All of these additional figures that pass in front of the windows of childhood are markers of their mothers loving and being loved. These relationships have a transformative and influential power over us in their own right: observing the ways the world moves around one of the most important people in our lives. As kids, many of us look to our mothers to see what love looks like; when it’s too loose, too tight, just right. When it’s life-giving or threatening.
In both memoirs, the mothers’ other relationships are never reduced to the periphery but charged with significance. Zauner seethes when her ailing mother’s close friend, Kye, comes to take care of her and assembles a barricade of whispered untranslatable words and home-cooked meals better than Zauner can make, providing her mother with a comfort Zauner knows she can’t replicate. It is from Gwendolyn’s time in an abusive relationship that Tretheway learns how to plot an escape. When the past becomes too painful to bear, she makes hers from Atlanta, and vows never to return.

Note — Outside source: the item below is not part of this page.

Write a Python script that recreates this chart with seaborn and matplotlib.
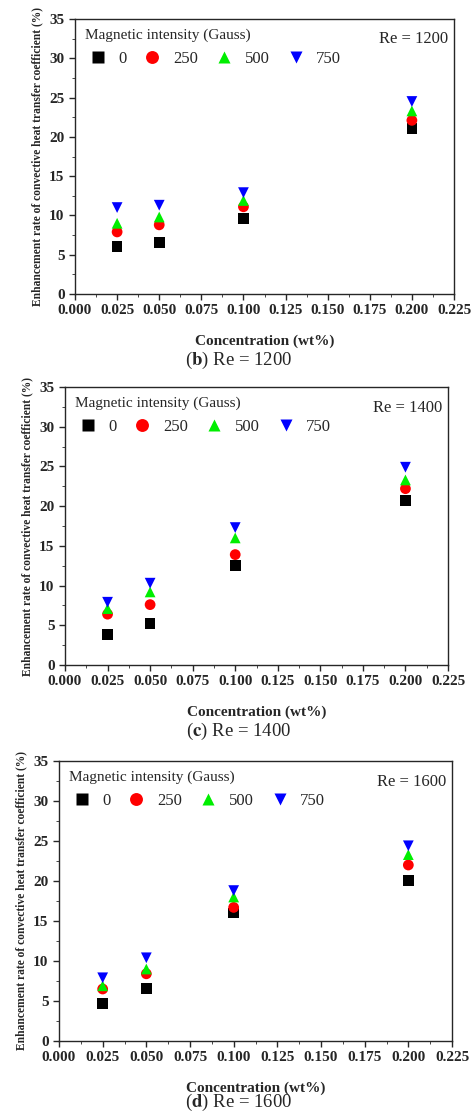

When I think of the ways my mother loves and is loved, I think of the comments my Dad makes that send my mom into helpless laughter, their silhouettes in the driver and passenger seats. People who have taken her hard work for granted. Old stories of my Mom insisting upon adopting a stray dog named Annie despite my grandma’s protestations. I feel lucky to inherit my Mom’s capacity for love, a basin sculpted by the innumerable hands that clasped hers.
I wonder what she would write about these loves. What she would write about her own mother—the parts I don’t know—and what each mother before mine would write. I wish I had all of their memoirs. But since I don’t, I cut out space in my personal history for these unknown ones and fill it with imaginary women: women who loved. Who stayed. Who left. Who saved themselves, so I could be here, writing them down.